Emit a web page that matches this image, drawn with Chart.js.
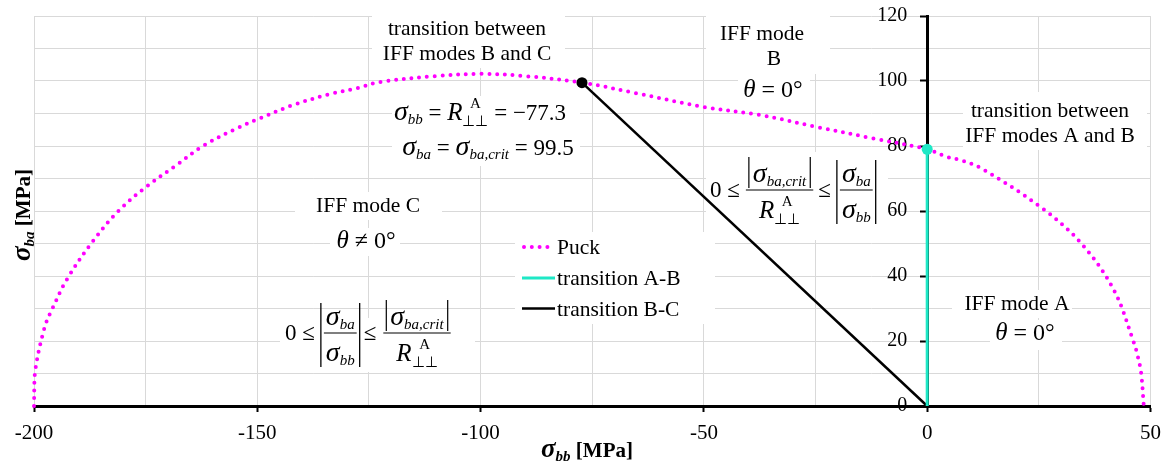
<!DOCTYPE html>
<html>
<head>
<meta charset="utf-8">
<script src="https://cdn.jsdelivr.net/npm/chart.js@4.4.1/dist/chart.umd.min.js"></script>
<style>
  html, body { margin: 0; padding: 0; background: #fff; }
</style>
</head>
<body>
<canvas id="chart" width="1170" height="468"></canvas>
<script>
// Puck failure curve
var puckX = [-200, -199.8, -197.6, -195.8, -192.7, -187.1, -181.3, -175.2, -168, -162.2, -154.5, -149.8, -142, -133.7, -127.6, -122.5, -110, -100, -90, -77.3, -65, -50, -37.3, -24.6, -12, 0, 4.5, 7.4, 12, 25.4, 34.4, 41.8, 46.3, 47.2, 47.9, 48.5];
var puckY = [0, 10.2, 24.3, 30.2, 38.8, 50.2, 59.7, 67.1, 74.2, 80, 85.5, 88.3, 92.6, 96, 97.8, 99.7, 101.5, 102.2, 101.5, 99.5, 96.2, 92, 89.5, 85.8, 82.3, 79, 76.6, 75.7, 73.2, 61.2, 50.2, 35.7, 19.4, 15, 10.2, 0];

// transition lines
var abX = [0, 0];
var abY = [0, 79];
var bcX = [0, -77.3];
var bcY = [0, 99.5];

var xTickStep = 25, xLabelStep = 50;
var yTickStep = 10, yLabelStep = 20;

function toPts(xs, ys) {
  var out = [];
  for (var i = 0; i < xs.length; i++) out.push({x: xs[i], y: ys[i]});
  return out;
}

var SERIF = '"Liberation Serif", "Times New Roman", serif';
function fnt(s, it, b) {
  return (it ? 'italic ' : '') + (b ? 'bold ' : '') + s + 'px ' + SERIF;
}

// little rich-text helpers for the formulas
function runW(ctx, r) {
  if (r.sup !== undefined) {
    ctx.font = fnt(r.s);
    return Math.max(ctx.measureText(r.sup).width, ctx.measureText(r.sub).width);
  }
  ctx.font = fnt(r.s, r.it, r.b);
  return ctx.measureText(r.t).width;
}
function widthOf(ctx, runs) {
  var w = 0;
  runs.forEach(function(r) { w += runW(ctx, r); });
  return w;
}
function drawRuns(ctx, runs, x, y, align) {
  var w = widthOf(ctx, runs);
  if (align === 'center') x -= w / 2;
  ctx.textAlign = 'left';
  ctx.textBaseline = 'alphabetic';
  runs.forEach(function(r) {
    var rw = runW(ctx, r);
    if (r.sup !== undefined) {
      ctx.font = fnt(r.s);
      ctx.fillText(r.sup, x + (rw - ctx.measureText(r.sup).width) / 2, y + r.up);
      ctx.fillText(r.sub, x, y + r.dn);
    } else {
      ctx.font = fnt(r.s, r.it, r.b);
      ctx.fillText(r.t, x, y + (r.dy || 0));
    }
    x += rw;
  });
  return w;
}
function sig(sub) {
  return [{t: 'σ', s: 28, it: true}, {t: sub, s: 15, it: true, dy: 4}];
}
function rPerp() {
  return [{t: 'R', s: 25, it: true}, {sup: 'A', sub: '⊥⊥', s: 15, up: -12, dn: 6}];
}
function txt(t, s) { return [{t: t, s: s || 23}]; }

function vbar(ctx, x, y1, y2) {
  ctx.beginPath(); ctx.moveTo(x, y1); ctx.lineTo(x, y2); ctx.stroke();
}
function drawFrac(ctx, x, bar, num, den, numAbs) {
  var nw = widthOf(ctx, num) + (numAbs ? 10 : 0);
  var dw = widthOf(ctx, den);
  var w = Math.max(nw, dw) + 4;
  ctx.lineWidth = 1.2;
  ctx.beginPath(); ctx.moveTo(x, bar); ctx.lineTo(x + w, bar); ctx.stroke();
  drawRuns(ctx, num, x + w / 2, bar - 8, 'center');
  if (numAbs) {
    vbar(ctx, x + (w - nw) / 2 + 1, bar - 33, bar - 2);
    vbar(ctx, x + (w + nw) / 2 - 1, bar - 33, bar - 2);
  }
  drawRuns(ctx, den, x + w / 2, bar + 28, 'center');
  return w;
}
function drawAbsFrac(ctx, x, bar, num, den) {
  ctx.lineWidth = 1.3;
  vbar(ctx, x, bar - 30, bar + 34);
  var w = drawFrac(ctx, x + 3, bar, num, den, false);
  ctx.lineWidth = 1.3;
  vbar(ctx, x + w + 6, bar - 30, bar + 34);
  return w + 6;
}

var boxes = [
  [372, 4, 193, 64], [706, 8, 124, 66], [738, 75, 72, 32], [392, 96, 188, 70],
  [963, 92, 184, 58], [952, 290, 120, 28], [990, 320, 72, 30], [295, 192, 147, 28],
  [330, 228, 70, 28], [280, 318, 195, 54], [706, 152, 182, 88], [515, 232, 200, 92]
];

var notes = {
  id: 'notes',
  beforeDatasetsDraw: function(chart) {
    var ctx = chart.ctx;
    ctx.save();
    ctx.fillStyle = '#fff';
    boxes.forEach(function(b) { ctx.fillRect(b[0], b[1], b[2], b[3]); });
    ctx.restore();
  },
  afterDraw: function(chart) {
    var ctx = chart.ctx;
    ctx.save();
    ctx.fillStyle = '#000';
    ctx.strokeStyle = '#000';

    // plain labels
    drawRuns(ctx, txt('transition between', 21.5), 467, 35, 'center');
    drawRuns(ctx, txt('IFF modes B and C', 21.5), 467, 60, 'center');
    drawRuns(ctx, txt('IFF mode', 21.5), 762, 40, 'center');
    drawRuns(ctx, txt('B', 21.5), 774, 65, 'center');
    drawRuns(ctx, txt('transition between', 21.5), 1050, 117, 'center');
    drawRuns(ctx, txt('IFF modes A and B', 21.5), 1050, 142, 'center');
    drawRuns(ctx, txt('IFF mode A', 21.5), 1017, 310, 'center');
    drawRuns(ctx, txt('IFF mode C', 21.5), 368, 212, 'center');

    var th = {t: 'θ', s: 25, it: true};
    drawRuns(ctx, [th, {t: ' = 0°', s: 24}], 773, 97, 'center');
    drawRuns(ctx, [th, {t: ' = 0°', s: 24}], 1025, 340, 'center');
    drawRuns(ctx, [th, {t: ' ≠ 0°', s: 24}], 366, 248, 'center');

    // transition point values
    drawRuns(ctx, sig('bb').concat(txt(' = ')).concat(rPerp()).concat(txt(' = −77.3')), 480, 120, 'center');
    drawRuns(ctx, sig('ba').concat(txt(' = ')).concat(sig('ba,crit')).concat(txt(' = 99.5')), 488, 155, 'center');

    // mode C condition
    var x = 285, bar = 333;
    x += drawRuns(ctx, txt('0 ≤'), x, bar + 7) + 6;
    x += drawAbsFrac(ctx, x, bar, sig('ba'), sig('bb')) + 4;
    x += drawRuns(ctx, txt('≤'), x, bar + 7) + 7;
    drawFrac(ctx, x, bar, sig('ba,crit'), rPerp(), true);

    // mode B condition
    x = 710; bar = 190;
    x += drawRuns(ctx, txt('0 ≤'), x, bar + 7) + 6;
    x += drawFrac(ctx, x, bar, sig('ba,crit'), rPerp(), true) + 5;
    x += drawRuns(ctx, txt('≤'), x, bar + 7) + 6;
    drawAbsFrac(ctx, x, bar, sig('ba'), sig('bb'));

    // axis titles
    var bt = [{t: 'σ', s: 27, it: true, b: true}, {t: 'bb', s: 15, it: true, b: true, dy: 4}, {t: ' [MPa]', s: 21, b: true}];
    drawRuns(ctx, bt, 587, 457, 'center');
    ctx.translate(30, 215);
    ctx.rotate(-Math.PI / 2);
    var at = [{t: 'σ', s: 27, it: true, b: true}, {t: 'ba', s: 15, it: true, b: true, dy: 4}, {t: ' [MPa]', s: 21, b: true}];
    drawRuns(ctx, at, 0, 0, 'center');
    ctx.restore();

    // legend
    var ly = [247, 278, 308.5];
    ctx.save();
    chart.data.datasets.forEach(function(d, i) {
      ctx.save();
      ctx.strokeStyle = d.borderColor;
      ctx.lineWidth = d.borderWidth;
      ctx.setLineDash(d.borderDash || []);
      ctx.lineCap = d.borderCapStyle || 'butt';
      ctx.beginPath();
      ctx.moveTo(i === 0 ? 524 : 522, ly[i]);
      ctx.lineTo(i === 0 ? 549 : 555, ly[i]);
      ctx.stroke();
      ctx.restore();
      ctx.fillStyle = '#000';
      drawRuns(ctx, txt(d.label, 21.5), 557, ly[i] + 7);
    });
    ctx.restore();
  }
};

new Chart(document.getElementById('chart'), {
  type: 'scatter',
  data: {
    datasets: [
      {
        label: 'Puck',
        data: toPts(puckX, puckY),
        showLine: true,
        borderColor: '#ff00ff',
        borderWidth: 4,
        borderDash: [0, 7.8],
        borderCapStyle: 'round',
        pointRadius: 0,
        tension: 0.35,
        clip: 6,
        order: 3
      },
      {
        label: 'transition A-B',
        data: toPts(abX, abY),
        showLine: true,
        borderColor: '#1ee8c6',
        backgroundColor: '#1ee8c6',
        borderWidth: 3,
        pointRadius: [0, 5.5],
        pointBorderWidth: 0,
        clip: 6,
        order: 1
      },
      {
        label: 'transition B-C',
        data: toPts(bcX, bcY),
        showLine: true,
        borderColor: '#000',
        backgroundColor: '#000',
        borderWidth: 2.5,
        pointRadius: [0, 5.5],
        pointBorderWidth: 0,
        clip: 6,
        order: 2
      }
    ]
  },
  options: {
    responsive: false,
    animation: false,
    events: [],
    layout: { padding: { left: 34, right: 19, top: 16, bottom: 0 } },
    plugins: { legend: { display: false }, tooltip: { enabled: false } },
    scales: {
      x: {
        type: 'linear', min: -200, max: 50, position: 'bottom',
        afterFit: function(s) { s.height = 62; },
        ticks: {
          stepSize: xTickStep, autoSkip: false, maxRotation: 0, padding: 9, color: '#000',
          font: { family: SERIF, size: 21 },
          callback: function(v) { return v % xLabelStep === 0 ? String(v) : ''; }
        },
        grid: {
          color: '#d9d9d9', lineWidth: 1, tickLength: 6, tickWidth: 2,
          tickColor: function(c) { return c.tick && c.tick.value % xLabelStep === 0 ? '#000' : 'rgba(0,0,0,0)'; }
        },
        border: { color: '#000', width: 3 }
      },
      y: {
        type: 'linear', min: 0, max: 120, position: { x: 0 },
        ticks: {
          stepSize: yTickStep, autoSkip: false, color: '#000',
          font: { family: SERIF, size: 20 },
          // the axis sits inside the plot, so push the labels left of the line with an em space
          callback: function(v) { return v % yLabelStep === 0 ? String(v) + '\u2003' : ''; }
        },
        grid: {
          color: '#d9d9d9', lineWidth: 1, tickLength: 6, tickWidth: 2,
          tickColor: function(c) { return c.tick && c.tick.value % yLabelStep === 0 ? '#000' : 'rgba(0,0,0,0)'; }
        },
        border: { color: '#000', width: 3 }
      }
    }
  },
  plugins: [notes]
});
</script>
</body>
</html>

• [GOAL] Scan the lines for the string "with". Copy out each line that matches.

• [PROBLEM SOLUTION]
Emit a web page that matches this image, drawn with Chart.js.
          // the axis sits inside the plot, so push the labels left of the line with an em space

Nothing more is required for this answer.